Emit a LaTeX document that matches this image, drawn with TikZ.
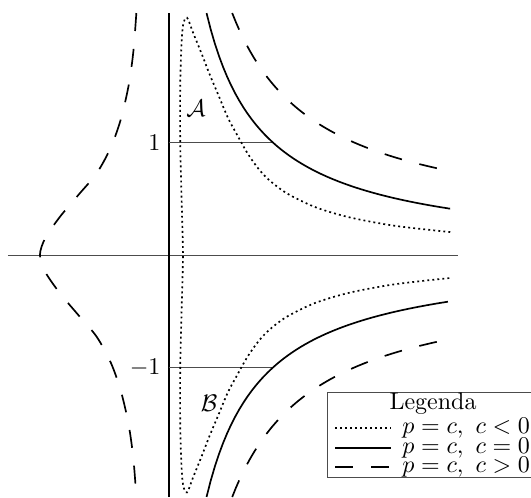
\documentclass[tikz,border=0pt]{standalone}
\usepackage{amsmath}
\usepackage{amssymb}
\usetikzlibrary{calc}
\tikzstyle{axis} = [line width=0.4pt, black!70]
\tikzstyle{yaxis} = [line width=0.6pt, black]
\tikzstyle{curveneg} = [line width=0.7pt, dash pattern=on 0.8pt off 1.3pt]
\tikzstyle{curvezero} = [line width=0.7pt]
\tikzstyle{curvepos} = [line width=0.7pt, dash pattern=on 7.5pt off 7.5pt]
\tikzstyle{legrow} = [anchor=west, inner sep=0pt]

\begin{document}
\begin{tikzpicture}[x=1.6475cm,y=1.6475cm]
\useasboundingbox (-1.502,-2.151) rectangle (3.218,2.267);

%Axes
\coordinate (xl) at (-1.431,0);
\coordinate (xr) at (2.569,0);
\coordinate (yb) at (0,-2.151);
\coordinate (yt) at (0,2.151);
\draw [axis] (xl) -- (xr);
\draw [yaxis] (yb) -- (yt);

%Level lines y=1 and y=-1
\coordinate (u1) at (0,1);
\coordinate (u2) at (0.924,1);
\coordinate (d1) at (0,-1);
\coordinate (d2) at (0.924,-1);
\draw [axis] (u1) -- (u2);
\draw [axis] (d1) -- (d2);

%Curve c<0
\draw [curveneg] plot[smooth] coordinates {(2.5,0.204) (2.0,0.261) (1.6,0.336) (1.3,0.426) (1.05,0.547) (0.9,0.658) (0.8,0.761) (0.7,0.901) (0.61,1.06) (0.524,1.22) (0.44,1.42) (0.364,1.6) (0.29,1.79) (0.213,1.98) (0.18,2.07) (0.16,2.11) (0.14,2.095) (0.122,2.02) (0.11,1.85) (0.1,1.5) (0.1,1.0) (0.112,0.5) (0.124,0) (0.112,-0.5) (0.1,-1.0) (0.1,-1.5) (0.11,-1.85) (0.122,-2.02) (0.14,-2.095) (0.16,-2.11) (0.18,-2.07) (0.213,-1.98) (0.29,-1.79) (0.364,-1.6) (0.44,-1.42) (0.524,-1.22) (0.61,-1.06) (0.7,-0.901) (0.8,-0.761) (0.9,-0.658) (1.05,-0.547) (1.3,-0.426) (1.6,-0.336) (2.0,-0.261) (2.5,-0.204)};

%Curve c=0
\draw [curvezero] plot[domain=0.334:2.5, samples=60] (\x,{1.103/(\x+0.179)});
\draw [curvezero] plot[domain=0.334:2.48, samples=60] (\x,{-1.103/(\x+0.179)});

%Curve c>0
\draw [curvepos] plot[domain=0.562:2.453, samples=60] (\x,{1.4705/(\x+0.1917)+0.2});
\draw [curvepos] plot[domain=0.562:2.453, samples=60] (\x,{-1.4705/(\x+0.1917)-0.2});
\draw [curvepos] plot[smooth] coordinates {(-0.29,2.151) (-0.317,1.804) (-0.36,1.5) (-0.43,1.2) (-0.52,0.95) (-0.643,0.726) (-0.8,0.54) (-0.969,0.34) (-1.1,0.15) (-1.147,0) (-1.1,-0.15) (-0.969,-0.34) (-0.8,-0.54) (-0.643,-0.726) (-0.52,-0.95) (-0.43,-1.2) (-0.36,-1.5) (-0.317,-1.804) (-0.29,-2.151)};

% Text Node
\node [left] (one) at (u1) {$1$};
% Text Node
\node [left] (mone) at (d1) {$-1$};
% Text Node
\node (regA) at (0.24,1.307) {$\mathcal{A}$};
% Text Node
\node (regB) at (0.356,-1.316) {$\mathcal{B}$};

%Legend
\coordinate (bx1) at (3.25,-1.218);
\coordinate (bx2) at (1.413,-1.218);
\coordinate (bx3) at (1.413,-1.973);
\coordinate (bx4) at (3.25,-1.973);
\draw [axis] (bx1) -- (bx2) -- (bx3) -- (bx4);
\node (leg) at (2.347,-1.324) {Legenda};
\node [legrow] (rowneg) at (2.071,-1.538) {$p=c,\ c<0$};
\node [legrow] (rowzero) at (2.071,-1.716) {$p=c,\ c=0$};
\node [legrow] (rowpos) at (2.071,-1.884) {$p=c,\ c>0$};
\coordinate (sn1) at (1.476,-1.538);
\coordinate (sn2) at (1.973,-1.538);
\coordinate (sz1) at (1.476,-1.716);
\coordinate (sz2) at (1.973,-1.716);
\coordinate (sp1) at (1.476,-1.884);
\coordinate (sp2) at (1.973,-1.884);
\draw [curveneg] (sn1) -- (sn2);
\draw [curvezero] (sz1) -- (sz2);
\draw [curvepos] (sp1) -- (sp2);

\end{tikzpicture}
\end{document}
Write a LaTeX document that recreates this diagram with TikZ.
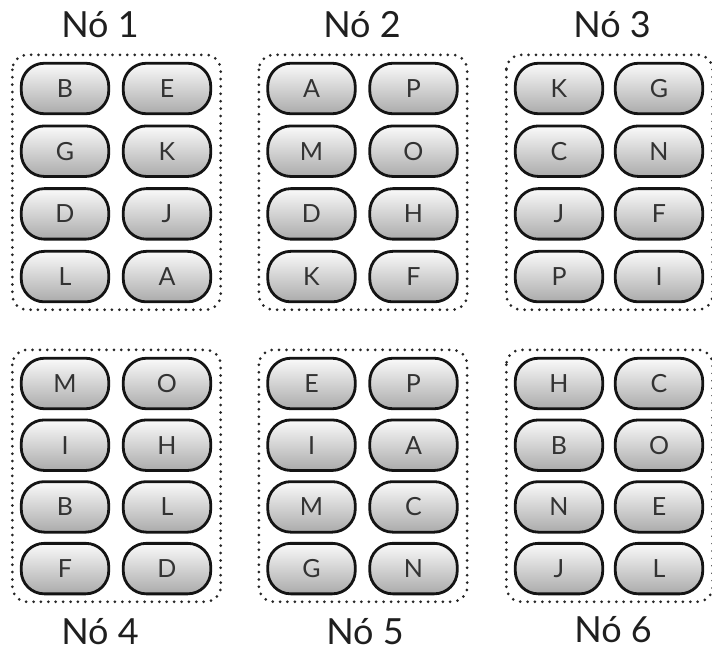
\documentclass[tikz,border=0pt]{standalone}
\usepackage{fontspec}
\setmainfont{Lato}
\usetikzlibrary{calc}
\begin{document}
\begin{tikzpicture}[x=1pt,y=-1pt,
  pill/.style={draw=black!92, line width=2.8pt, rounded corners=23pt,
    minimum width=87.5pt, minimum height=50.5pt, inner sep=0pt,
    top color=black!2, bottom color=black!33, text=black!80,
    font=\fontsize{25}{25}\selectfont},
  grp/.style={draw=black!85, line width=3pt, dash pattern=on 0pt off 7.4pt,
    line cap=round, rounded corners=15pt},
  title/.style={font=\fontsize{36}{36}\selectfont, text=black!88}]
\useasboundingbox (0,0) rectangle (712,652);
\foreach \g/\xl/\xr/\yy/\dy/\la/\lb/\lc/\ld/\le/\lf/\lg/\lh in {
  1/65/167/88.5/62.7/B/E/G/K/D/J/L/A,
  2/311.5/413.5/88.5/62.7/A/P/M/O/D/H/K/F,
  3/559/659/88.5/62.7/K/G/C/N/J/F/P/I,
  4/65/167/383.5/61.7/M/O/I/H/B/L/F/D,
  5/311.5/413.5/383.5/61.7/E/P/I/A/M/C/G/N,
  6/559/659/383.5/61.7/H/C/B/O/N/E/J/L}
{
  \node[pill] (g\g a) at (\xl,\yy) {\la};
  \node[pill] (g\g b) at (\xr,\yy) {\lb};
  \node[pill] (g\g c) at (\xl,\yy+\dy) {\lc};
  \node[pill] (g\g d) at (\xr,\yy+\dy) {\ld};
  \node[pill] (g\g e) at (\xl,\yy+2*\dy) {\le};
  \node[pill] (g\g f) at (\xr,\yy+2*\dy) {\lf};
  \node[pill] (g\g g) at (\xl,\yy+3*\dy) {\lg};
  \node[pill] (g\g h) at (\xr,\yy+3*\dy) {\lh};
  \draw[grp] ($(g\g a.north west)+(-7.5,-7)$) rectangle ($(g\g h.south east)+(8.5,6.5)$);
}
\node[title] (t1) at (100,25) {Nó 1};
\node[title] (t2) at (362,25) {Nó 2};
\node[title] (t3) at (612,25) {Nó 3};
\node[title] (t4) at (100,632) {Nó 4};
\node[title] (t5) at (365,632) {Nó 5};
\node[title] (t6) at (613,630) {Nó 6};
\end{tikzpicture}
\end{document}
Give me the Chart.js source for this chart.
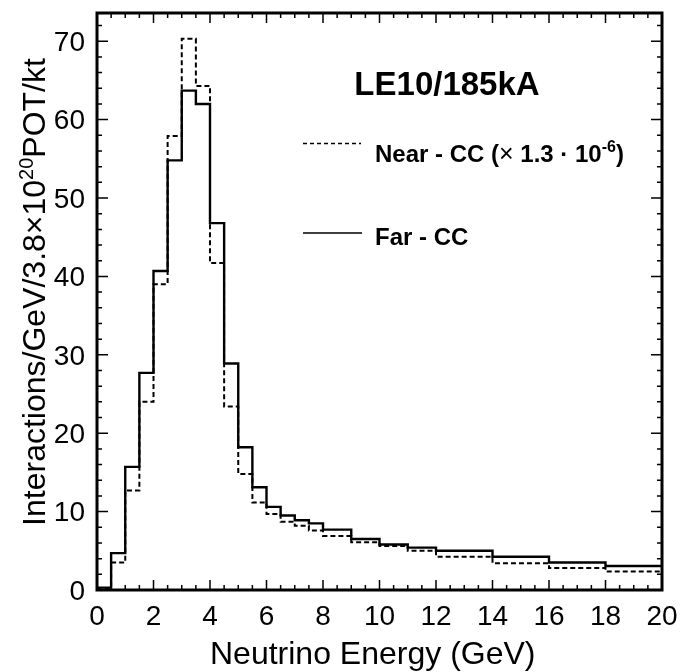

- What you have to do:
Every line from the one containing "Write a LaTeX" through the last line of the data is to be retyped exactly, with nothing added and no pictures included.

- Solved problem:
Write a LaTeX document that recreates this diagram with TikZ.
\documentclass[tikz,border=0pt]{standalone}
\usepackage{fontspec}
\setmainfont{Lato}
\usetikzlibrary{calc}
\begin{document}
\begin{tikzpicture}[x=1pt,y=-1pt,
  pill/.style={draw=black!92, line width=2.8pt, rounded corners=23pt,
    minimum width=87.5pt, minimum height=50.5pt, inner sep=0pt,
    top color=black!2, bottom color=black!33, text=black!80,
    font=\fontsize{25}{25}\selectfont},
  grp/.style={draw=black!85, line width=3pt, dash pattern=on 0pt off 7.4pt,
    line cap=round, rounded corners=15pt},
  title/.style={font=\fontsize{36}{36}\selectfont, text=black!88}]
\useasboundingbox (0,0) rectangle (712,652);
\foreach \g/\xl/\xr/\yy/\dy/\la/\lb/\lc/\ld/\le/\lf/\lg/\lh in {
  1/65/167/88.5/62.7/B/E/G/K/D/J/L/A,
  2/311.5/413.5/88.5/62.7/A/P/M/O/D/H/K/F,
  3/559/659/88.5/62.7/K/G/C/N/J/F/P/I,
  4/65/167/383.5/61.7/M/O/I/H/B/L/F/D,
  5/311.5/413.5/383.5/61.7/E/P/I/A/M/C/G/N,
  6/559/659/383.5/61.7/H/C/B/O/N/E/J/L}
{
  \node[pill] (g\g a) at (\xl,\yy) {\la};
  \node[pill] (g\g b) at (\xr,\yy) {\lb};
  \node[pill] (g\g c) at (\xl,\yy+\dy) {\lc};
  \node[pill] (g\g d) at (\xr,\yy+\dy) {\ld};
  \node[pill] (g\g e) at (\xl,\yy+2*\dy) {\le};
  \node[pill] (g\g f) at (\xr,\yy+2*\dy) {\lf};
  \node[pill] (g\g g) at (\xl,\yy+3*\dy) {\lg};
  \node[pill] (g\g h) at (\xr,\yy+3*\dy) {\lh};
  \draw[grp] ($(g\g a.north west)+(-7.5,-7)$) rectangle ($(g\g h.south east)+(8.5,6.5)$);
}
\node[title] (t1) at (100,25) {Nó 1};
\node[title] (t2) at (362,25) {Nó 2};
\node[title] (t3) at (612,25) {Nó 3};
\node[title] (t4) at (100,632) {Nó 4};
\node[title] (t5) at (365,632) {Nó 5};
\node[title] (t6) at (613,630) {Nó 6};
\end{tikzpicture}
\end{document}
Give me the Chart.js source for this chart.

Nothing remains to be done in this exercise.